People with the surname Japon also live in Coria del Rio’s neighboring towns and cities. Jose Japon Sevilla, 61, who lives in Seville, used to be a referee in Spanish soccer’s premier division. Because he was strict about foul play, he was popularly called the “samurai referee.”
Sevilla, as well as others who have carried the surname Japon, researched the life of Tsunenaga for decades.
He said, “I was fascinated by such a way of living led by Tsunenaga, who endured a sea voyage fraught with extreme difficulty, and returned to his lord, Date Masamune, solemnly, even though the trade negotiations failed.”
Affection felt everywhere in town
Tsunenaga’s delegation began its voyage in 1613 from a port in present-day Ishinomaki, Miyagi Prefecture, aboard the Sant Juan Bautista, a galleon built by the Sendai clan.

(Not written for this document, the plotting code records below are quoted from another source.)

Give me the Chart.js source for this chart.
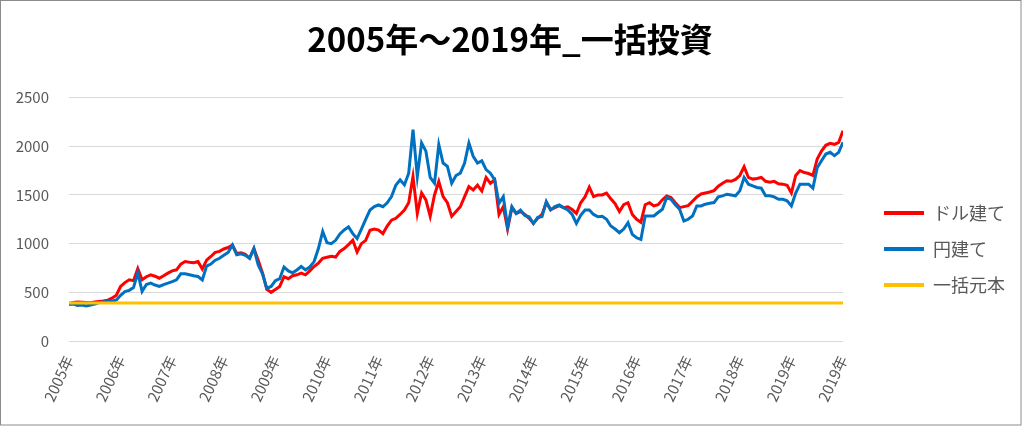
<!DOCTYPE html>
<html>
<head>
<meta charset="utf-8">
<script src="https://cdn.jsdelivr.net/npm/chart.js@4.4.1/dist/chart.umd.min.js"></script>
<style>
  html, body { margin: 0; padding: 0; background: #ffffff; }
  #wrap { width: 1024px; height: 426px; }
</style>
</head>
<body>
<div id="wrap"><canvas id="c" width="1024" height="426"></canvas></div>
<script>
// ---- data (monthly readings, Jan 2005 .. Dec 2019) ----
const yearTickLabels = ['2005年','2006年','2007年','2008年','2009年','2010年','2011年','2012年','2013年','2014年','2015年','2016年','2017年','2018年','2019年','2019年'];
const seriesNames = ['ドル建て', '円建て', '一括元本'];
const usdValues = [
  385,395,400,398,395,392,400,405,410,420,440,470,
  560,600,628,620,745,630,660,680,665,645,670,697,
  720,731,790,816,810,805,816,740,830,868,910,920,
  945,960,985,900,905,890,850,950,830,700,530,500,
  530,560,660,640,670,680,697,680,720,765,800,850,
  860,870,862,920,950,990,1034,914,1000,1034,1138,1150,
  1140,1103,1180,1241,1260,1300,1345,1420,1690,1310,1520,1450,
  1280,1500,1638,1483,1420,1280,1330,1379,1483,1586,1552,1600,
  1540,1680,1620,1655,1300,1380,1150,1370,1310,1330,1300,1260,
  1210,1260,1300,1420,1350,1370,1390,1370,1379,1350,1310,1420,
  1480,1580,1483,1500,1500,1520,1460,1410,1330,1400,1420,1300,
  1250,1220,1400,1420,1387,1400,1450,1490,1474,1420,1370,1380,
  1390,1435,1480,1510,1520,1530,1545,1590,1620,1646,1640,1660,
  1700,1790,1680,1663,1670,1680,1640,1630,1640,1615,1611,1600,
  1520,1700,1750,1730,1720,1700,1870,1950,2010,2030,2020,2040,2160
];
const jpyValues = [
  375,380,365,370,360,370,380,395,400,405,410,420,
  470,508,520,549,700,510,580,594,575,560,580,594,
  610,628,690,690,680,670,663,628,770,790,830,850,
  880,910,985,885,895,880,850,950,780,690,540,560,
  620,640,760,720,700,730,765,731,760,816,950,1125,
  1010,1000,1034,1100,1140,1172,1103,1052,1150,1250,1345,1380,
  1397,1379,1420,1483,1600,1655,1603,1724,2172,1690,2034,1950,
  1680,1620,2017,1828,1793,1620,1700,1724,1828,2034,1897,1828,
  1850,1760,1724,1655,1414,1483,1172,1379,1310,1345,1290,1276,
  1207,1270,1276,1431,1345,1380,1397,1370,1345,1300,1207,1290,
  1345,1345,1300,1276,1280,1250,1181,1150,1112,1150,1215,1095,
  1060,1043,1284,1284,1284,1320,1353,1474,1456,1400,1353,1233,
  1250,1284,1387,1387,1405,1415,1422,1480,1491,1508,1500,1491,
  1542,1680,1611,1594,1577,1570,1491,1491,1480,1456,1456,1440,
  1387,1520,1611,1611,1611,1570,1780,1852,1920,1938,1904,1938,2041
];
const principal = 390;
const yTicks = [0, 500, 1000, 1500, 2000, 2500];

// ---- build ----
const toPoints = arr => arr.map((v, i) => ({ x: i, y: v }));
const lastIdx = usdValues.length - 1;
const monthsPerTick = lastIdx / (yearTickLabels.length - 1);

const borderPlugin = {
  id: 'outerBorder',
  afterDraw(chart) {
    const ctx = chart.ctx;
    ctx.save();
    ctx.strokeStyle = '#8c8c8c';
    ctx.lineWidth = 1;
    ctx.strokeRect(0.5, 0.5, 1020.5, 424.5);
    ctx.restore();
  }
};
const boxShift = {
  id: 'boxShift',
  afterLayout(chart) {
    const lg = chart.legend;
    if (lg) { lg.left += 23; lg.right += 23; lg.top += 36; lg.bottom += 36; }
    const t = chart.titleBlock;
    if (t) { t.left += 14; t.right += 14; }
  }
};

new Chart(document.getElementById('c'), {
  type: 'line',
  data: {
    datasets: [
      { label: seriesNames[0], data: toPoints(usdValues), borderColor: '#FF0000', backgroundColor: '#FF0000', borderWidth: 3, pointRadius: 0, tension: 0, order: 2 },
      { label: seriesNames[1], data: toPoints(jpyValues), borderColor: '#0070C0', backgroundColor: '#0070C0', borderWidth: 3, pointRadius: 0, tension: 0, order: 1 },
      { label: seriesNames[2], data: [{ x: 0, y: principal }, { x: lastIdx, y: principal }], borderColor: '#FFC000', backgroundColor: '#FFC000', borderWidth: 3, pointRadius: 0, tension: 0, order: 0 }
    ]
  },
  options: {
    responsive: false,
    animation: false,
    layout: { padding: { left: 0, right: 32, top: 0, bottom: 0 } },
    plugins: {
      title: {
        display: true,
        text: '2005年～2019年_一括投資',
        color: '#000000',
        font: { family: '"Noto Sans CJK JP", "Noto Sans", sans-serif', size: 33, weight: 'bold' },
        padding: { top: 20, bottom: 38 }
      },
      legend: {
        position: 'right',
        labels: {
          boxWidth: 40,
          boxHeight: 4,
          padding: 18,
          color: '#595959',
          font: { family: '"Noto Sans CJK JP", sans-serif', size: 18 },
          generateLabels: (chart) => Chart.defaults.plugins.legend.labels.generateLabels(chart).map(l => Object.assign(l, { lineWidth: 0 })),
          sort: (a, b) => a.datasetIndex - b.datasetIndex
        }
      },
      tooltip: { enabled: false }
    },
    scales: {
      x: {
        type: 'linear',
        min: 0,
        max: lastIdx,
        grid: { display: false },
        border: { display: false },
        afterFit(scale) { scale.height = 85; },
        afterBuildTicks(scale) {
          scale.ticks = yearTickLabels.map((_, i) => ({ value: i * monthsPerTick }));
        },
        ticks: {
          autoSkip: false,
          minRotation: 65,
          maxRotation: 65,
          padding: 4,
          color: '#595959',
          font: { family: '"Noto Sans CJK JP", sans-serif', size: 15 },
          callback: (value, index) => yearTickLabels[index]
        }
      },
      y: {
        min: 0,
        max: 2500,
        afterBuildTicks(scale) {
          scale.ticks = yTicks.map(v => ({ value: v }));
        },
        afterFit(scale) { scale.width = 69; },
        grid: { color: '#d9d9d9', lineWidth: 1, drawTicks: false },
        border: { display: false },
        ticks: {
          padding: 20,
          color: '#595959',
          font: { family: '"Noto Sans CJK JP", sans-serif', size: 15 },
          callback: (value) => String(value)
        }
      }
    }
  },
  plugins: [borderPlugin, boxShift]
});
</script>
</body>
</html>
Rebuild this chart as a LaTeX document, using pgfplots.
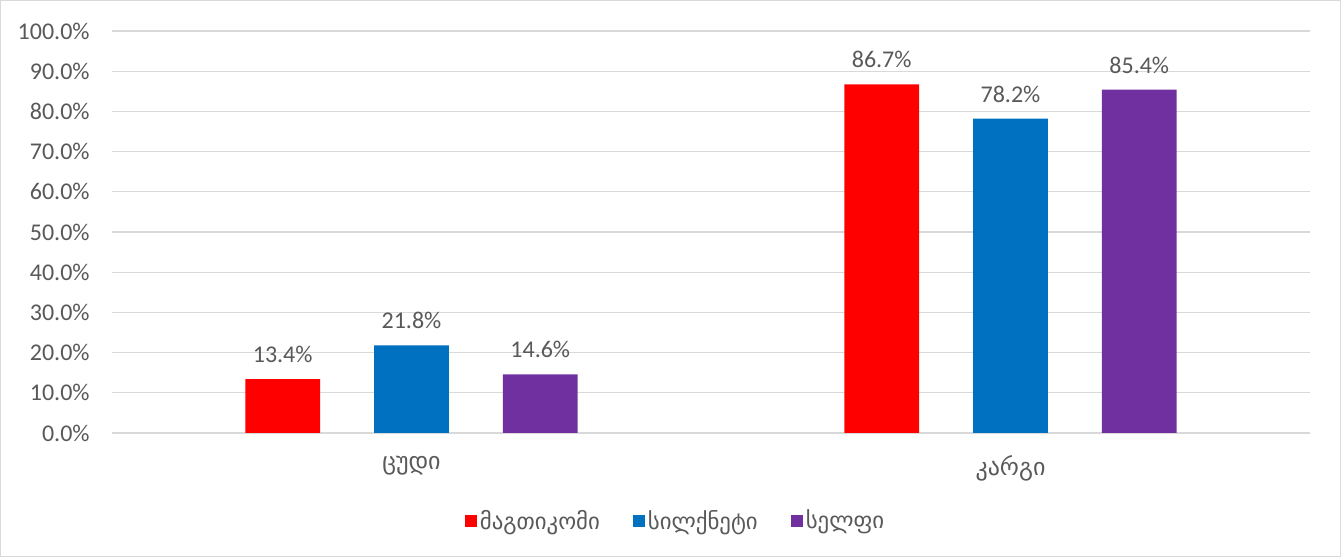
\documentclass[border=0pt]{standalone}
\usepackage{pgfplots}
\pgfplotsset{compat=1.18}
\usepackage{fontspec}
\setmainfont{Carlito}
\newfontfamily\geo{DejaVu Sans}
\definecolor{txt}{HTML}{595959}
\definecolor{gridc}{HTML}{D9D9D9}
\definecolor{cred}{HTML}{FF0000}
\definecolor{cblue}{HTML}{0070C0}
\definecolor{cpurp}{HTML}{7030A0}
\begin{document}
\begin{tikzpicture}
\fill[white] (-56pt,-62pt) rectangle (614.5pt,216.5pt);
\draw[gridc, line width=0.6pt] (-55.7pt,-61.7pt) rectangle (614.2pt,216.2pt);
\begin{axis}[
  at={(0pt,0pt)}, anchor=south west,
  scale only axis, width=599pt, height=201pt,
  xmin=-0.5, xmax=1.5, ymin=0, ymax=100,
  ybar, bar width=0.125,
  xtick={0,1}, xticklabels={{\geo ცუდი},{\geo კარგი}},
  ytick={0,10,...,100},
  yticklabel={\pgfmathprintnumber[fixed,fixed zerofill,precision=1]{\tick}\%},
  /pgf/number format/assume math mode=true,
  major tick length=0pt,
  ymajorgrids, grid style={gridc, line width=0.6pt},
  axis line style={draw=none},
  tick label style={font=\fontsize{12}{14}\selectfont, text=txt},
  yticklabel style={inner sep=0pt, xshift=-11pt},
  xticklabel style={inner sep=0pt, yshift=-11pt},
  nodes near coords={\pgfmathprintnumber[fixed,fixed zerofill,precision=1]{\pgfplotspointmeta}\%},
  every node near coord/.append style={font=\fontsize{12}{14}\selectfont, text=txt, anchor=south, inner sep=0pt, yshift=8pt},
  legend style={draw=none, fill=none, at={(0.4708,-0.219)}, anchor=center,
    legend columns=-1, font=\geo\fontsize{11.4}{13}\selectfont, text=txt,
    /tikz/every even column/.append style={column sep=15pt},
    nodes={inner sep=1.5pt}},
  legend image code/.code={\fill[#1] (0pt,-3pt) rectangle (6pt,3pt);},
]
\addplot[fill=cred, draw=none, bar shift=-0.215] coordinates {(0,13.4) (1,86.7)};
\addplot[fill=cblue, draw=none, bar shift=0] coordinates {(0,21.8) (1,78.2)};
\addplot[fill=cpurp, draw=none, bar shift=0.215] coordinates {(0,14.6) (1,85.4)};
\legend{მაგთიკომი, სილქნეტი, სელფი}
\end{axis}
\end{tikzpicture}
\end{document}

In an event held in 2013 to commemorate the 400th anniversary of diplomatic relations between Japan and Spain, the Emperor, then the crown prince, planted a cherry tree in Coria del Rio, and met with the local people, including those with the surname Japon.
In the following year, the embassy’s voyage sailing upstream on the Guadalquivir River was reenacted. Tsunetaka Hasekura, 74, a 13th-generation descendant of Tsunenaga from Sendai, took part in the reenactment, accompanied by the referee Sevilla, and landed at Coria del Rio. At the request of the local people, Tsunetaka narrated the story of Tsunenaga following his return to Japan as a Catholic.
Tsunenaga’s son, Tsuneyori, who succeeded as head of the Hasekura family, was decapitated in 1640 because he sheltered missionaries. And as his younger brother and servants were convicted as Catholics, the family’s privileges were abolished by the Sendai clan. Yet the clan later allowed a son of Tsuneyori to revive the Hasekura family.
Although Masamune had been dead since 1636, Tsunetaka reckons that “lying behind the revival of the family could be the fief’s consideration of Masamune’s remorse, in that he had given a lot of trouble to Tsunenaga, whom Masamune had put devout faith in.”
On a riverbank in Coria del Rio, a bronze statue of Tsunenaga stands. Katsuhiko Imae, 60, who has been working as a tourist guide based in Seville, said, “As there is a torii [archway of a Shinto shrine] and Japanese signs in a park, and Japanese signboards of stores, I can feel the affection toward Japan here and there in the town.”
This is a town where I hope many Japanese will visit when the coronavirus crisis is brought under control.